QOTD (2012-06-09)

From Adam Phillips, “Promises, Promises,” in his essay collection of the same name:

If we talk about promises now, as I think we should when we talk about psychoanalysis and literature, then we are talking about hopes and wishes, about what we are wanting from our relationship with these two objects in the cultural field. It is a question of relationships, but perhaps it also points to the drawback of making ‘relationships’ the primary category. I think we should make our primary category something like moral aims, or preferred worlds, what Stanley Cavell refers to… after Emerson, as ‘moral perfectionism’, which he defines as ‘some idea of being true to oneself’, but which ‘happily consents to democracy’. Our description of our relationships—which entails our description of what it is not to have one, what a good one is, and so on—depends on our moral aims, on the kind of selves and worlds we are consciously and unconsciously committed to fashioning. There can be no democracy without the notion of relationship as somehow central, but the idea of being true to oneself may involve redescribing the idea of relationship so radically that it may sometimes be barely recognizable…. Democracy thrives by valuing rival and complementary interpretation. It is not equally clear what being true to oneself thrives by, or whether it could ever be subject to generalization or, indeed, formulation. Our relationship to ourselves must be inextricable from our relationship with others; but in what sense does one have a ‘relationship’ with oneself, or with a book, or with its author, or with a tradition? In other words, is there sufficient resemblance between these objects to make ‘relationship’ the right, or rather the illuminating, word?

What we actually do—or find ourselves doing—in the presence of a book or an analyst could not be more different, from one point of view. The implication of Literature and Psychoanalysis is that we must be using them for distinguishably different things. But how we use them depends on what I am calling here our ‘moral aims’, our conscious and unconscious moral projects about whose very consequences we can have so little knowledge. What or who we seek to be influenced by—to be changed by—depends on the kinds of selves (and worlds) we want to make and the kinds of culture in which we happen to live.

I have a sense that Phillips here is making a rather Forsterian point, and I think a line of Forster’s speaks to some of his rhetorical questions: “The only books that influence us are those for which we are ready, and which have gone a little farther down our particular path than we have yet got ourselves.”

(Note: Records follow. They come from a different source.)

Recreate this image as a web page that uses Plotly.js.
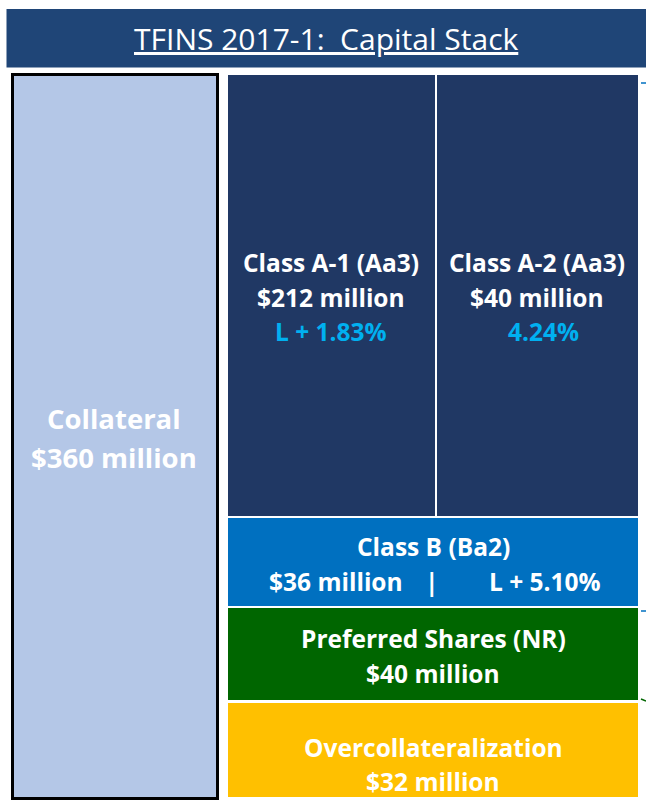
<!DOCTYPE html>
<html>
<head>
<meta charset="utf-8">
<script src="https://cdn.plot.ly/plotly-3.0.1.min.js"></script>
<style>html,body{margin:0;padding:0;background:#fff;}#chart{width:646px;height:800px;}</style>
</head>
<body>
<div id="chart"></div>
<script>
// ---- data ----
const chartTitle = "TFINS 2017-1:  Capital Stack";
const collateralLabel = "Collateral";
const collateralAmount = 360; // $ million
const tranches = ["Class A-1", "Class A-2", "Class B", "Preferred Shares", "Overcollateralization"];
const ratings = ["Aa3", "Aa3", "Ba2", "NR", ""];
const amounts = [212, 40, 36, 40, 32]; // $ million
const coupons = ["L + 1.83%", "4.24%", "L + 5.10%", "", ""];

// ---- schematic layout (pixel-like axis units; not proportional in the original) ----
const geom = {
  collateral: {x0: 12.5, x1: 217.5, y0: 74.5, y1: 798.5},
  boxes: [
    {x0: 228, x1: 434.5, y0: 75, y1: 515.5},
    {x0: 436.5, x1: 638, y0: 75, y1: 515.5},
    {x0: 228, x1: 638, y0: 517.8, y1: 606},
    {x0: 228, x1: 638, y0: 608.3, y1: 700},
    {x0: 228, x1: 638, y0: 702.7, y1: 797}
  ]
};
const colors = ["#203864", "#203864", "#0070C0", "#006600", "#FFC000"];
const font = "'Open Sans', Lato, sans-serif";

const traces = [];
// collateral bar
traces.push({
  type: "bar",
  x: [(geom.collateral.x0 + geom.collateral.x1) / 2],
  width: [geom.collateral.x1 - geom.collateral.x0],
  base: [geom.collateral.y0],
  y: [geom.collateral.y1 - geom.collateral.y0],
  marker: {color: "#B4C7E7", line: {color: "#000000", width: 3}},
  hoverinfo: "skip", showlegend: false
});
// tranche bars
traces.push({
  type: "bar",
  x: geom.boxes.map(b => (b.x0 + b.x1) / 2),
  width: geom.boxes.map(b => b.x1 - b.x0),
  base: geom.boxes.map(b => b.y0),
  y: geom.boxes.map(b => b.y1 - b.y0),
  marker: {color: colors, line: {width: 0}},
  text: tranches, textposition: "none",
  hoverinfo: "skip", showlegend: false
});

const ann = [];
function addText(x, y, text, size, color, bold) {
  ann.push({x: x, y: y, xref: "x", yref: "y", text: bold ? "<b>" + text + "</b>" : text,
    showarrow: false, font: {family: font, size: size, color: color}, xanchor: "center", yanchor: "middle"});
}
const white = "#FFFFFF", cyan = "#00B0F0";
const fs = 24.5;
// title
ann.push({x: 0.505, y: 38, xref: "paper", yref: "y", text: "<u>" + chartTitle + "</u>", showarrow: false,
  font: {family: font, size: 30, color: white}, xanchor: "center", yanchor: "middle"});
// collateral
addText(114, 418, collateralLabel, 27.5, white, true);
addText(114, 457, "$" + collateralAmount + " million", 27.5, white, true);
// A-1
addText(331, 262, tranches[0] + " (" + ratings[0] + ")", fs, white, true);
addText(331, 297, "$" + amounts[0] + " million", fs, white, true);
addText(331, 331, coupons[0], fs, cyan, true);
// A-2
addText(537, 262, tranches[1] + " (" + ratings[1] + ")", fs, white, true);
addText(537, 297, "$" + amounts[1] + " million", fs, white, true);
addText(543, 331, coupons[1], fs, cyan, true);
// B
addText(433, 546, tranches[2] + " (" + ratings[2] + ")", fs, white, true);
addText(336, 581, "$" + amounts[2] + " million", fs, white, true);
addText(432, 581, "|", fs, white, true);
addText(545, 581, coupons[2], fs, white, true);
// Preferred
addText(433, 638, tranches[3] + " (" + ratings[3] + ")", fs, white, true);
addText(433, 673, "$" + amounts[3] + " million", fs, white, true);
// OC
addText(433, 747, tranches[4], fs, white, true);
addText(433, 781, "$" + amounts[4] + " million", fs, white, true);

const layout = {
  width: 646, height: 800,
  margin: {l: 0, r: 0, t: 0, b: 0},
  paper_bgcolor: "#FFFFFF", plot_bgcolor: "#FFFFFF",
  barmode: "overlay", bargap: 0,
  xaxis: {range: [0, 646], visible: false, fixedrange: true},
  yaxis: {range: [800, 0], visible: false, fixedrange: true},
  shapes: [
    {type: "rect", xref: "x", yref: "y", x0: 6.5, x1: 646, y0: 9, y1: 67.5, fillcolor: "#1F4577", line: {width: 0}, layer: "below"},
    {type: "line", xref: "x", yref: "y", x0: 641, x1: 646, y0: 83, y1: 83, line: {color: "#0070C0", width: 1.5}},
    {type: "line", xref: "x", yref: "y", x0: 641, x1: 646, y0: 611, y1: 611, line: {color: "#0070C0", width: 1.5}},
    {type: "line", xref: "x", yref: "y", x0: 641, x1: 646, y0: 699, y1: 701, line: {color: "#006600", width: 1.5}}
  ],
  annotations: ann
};

Plotly.newPlot("chart", traces, layout, {displayModeBar: false, staticPlot: true});
</script>
</body>
</html>
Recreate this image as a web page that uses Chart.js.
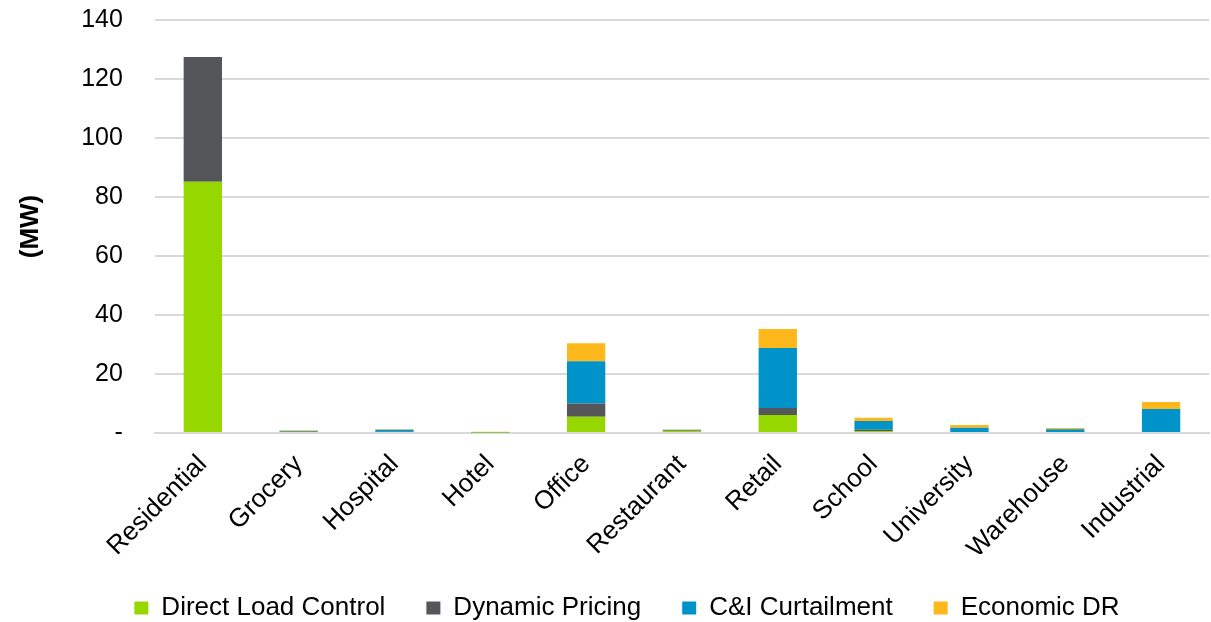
<!DOCTYPE html>
<html><head><meta charset="utf-8">
<script src="https://cdn.jsdelivr.net/npm/chart.js@4"></script>
<style>html,body{margin:0;padding:0;background:#fff}#wrap{width:1211px;height:622px}</style>
</head><body><div id="wrap"><canvas id="c" width="1211" height="622"></canvas></div>
<script>
const categories = ["Residential","Grocery","Hospital","Hotel","Office","Restaurant","Retail","School","University","Warehouse","Industrial"];
const directLoadControl = [85.2, 0, 0, 0.15, 5.5, 0.8, 6.1, 0.7, 0, 0, 0];
const dynamicPricing    = [42.3, 0, 0.4, 0.1, 4.5, 0.3, 2.35, 0.4, 0, 0, 0];
const cniCurtailment    = [0, 0.6, 0.7, 0.1, 14.3, 0, 20.4, 2.95, 1.8, 1.25, 8.1];
const economicDR        = [0, 0.3, 0.2, 0.05, 6.1, 0, 6.4, 1.15, 0.9, 0.45, 2.4];
const yTicks = [0,20,40,60,80,100,120,140];

Chart.defaults.font.family = "'Liberation Sans', Arial, sans-serif";
Chart.defaults.color = "#000";
const legendShift = {
  id:'legendShift',
  afterLayout(chart){ if(chart.legend){ chart.legend.left += 17; chart.legend.right += 17; } }
};
new Chart(document.getElementById('c'), {
  type: 'bar',
  plugins:[legendShift],
  data: {
    labels: categories,
    datasets: [
      {label:'Direct Load Control', data: directLoadControl, backgroundColor:'#97d700'},
      {label:'Dynamic Pricing', data: dynamicPricing, backgroundColor:'#54565a'},
      {label:'C&I Curtailment', data: cniCurtailment, backgroundColor:'#0093c9'},
      {label:'Economic DR', data: economicDR, backgroundColor:'#ffb81c'}
    ]
  },
  options: {
    responsive:false, animation:false,
    layout:{padding:{top:5,right:2,left:11,bottom:0}},
    datasets:{bar:{barPercentage:0.8,categoryPercentage:0.5}},
    plugins:{
      tooltip:{enabled:false},
      legend:{position:'bottom',maxHeight:68,labels:{boxWidth:14,boxHeight:13,padding:41,font:{size:26}}}
    },
    scales:{
      x:{stacked:true,
        afterFit:(s)=>{s.height=121;},
        grid:{display:false,drawTicks:false},
        border:{color:'#d9d9d9',width:2},
        ticks:{minRotation:45,maxRotation:45,font:{size:26},padding:16}
      },
      y:{stacked:true,min:0,max:140,
        afterBuildTicks:(s)=>{s.ticks=yTicks.map(v=>({value:v}));},
        grid:{color:'#d9d9d9',lineWidth:2,drawTicks:true,tickLength:27,tickColor:'rgba(0,0,0,0)'},
        border:{display:false},
        ticks:{font:{size:25},padding:5,callback:(v)=>v===0?'-':v},
        title:{display:true,text:'(MW)',font:{size:26,weight:'bold'},padding:{top:4,bottom:30}}
      }
    }
  }
});
</script></body></html>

I first read that line right at the beginning of this academic year, just before I discovered Forster proper and started on this year’s emotional, intellectual, and ethical course, defined by personal relationships, books, and—yes—psychoanalysis. It seems, too, a fitting way to end—and today, after much writer’s block, I started finally to find the words to talk about what it means to end one era, and to allow another to begin. Here comes summer, and with it a lot of processing.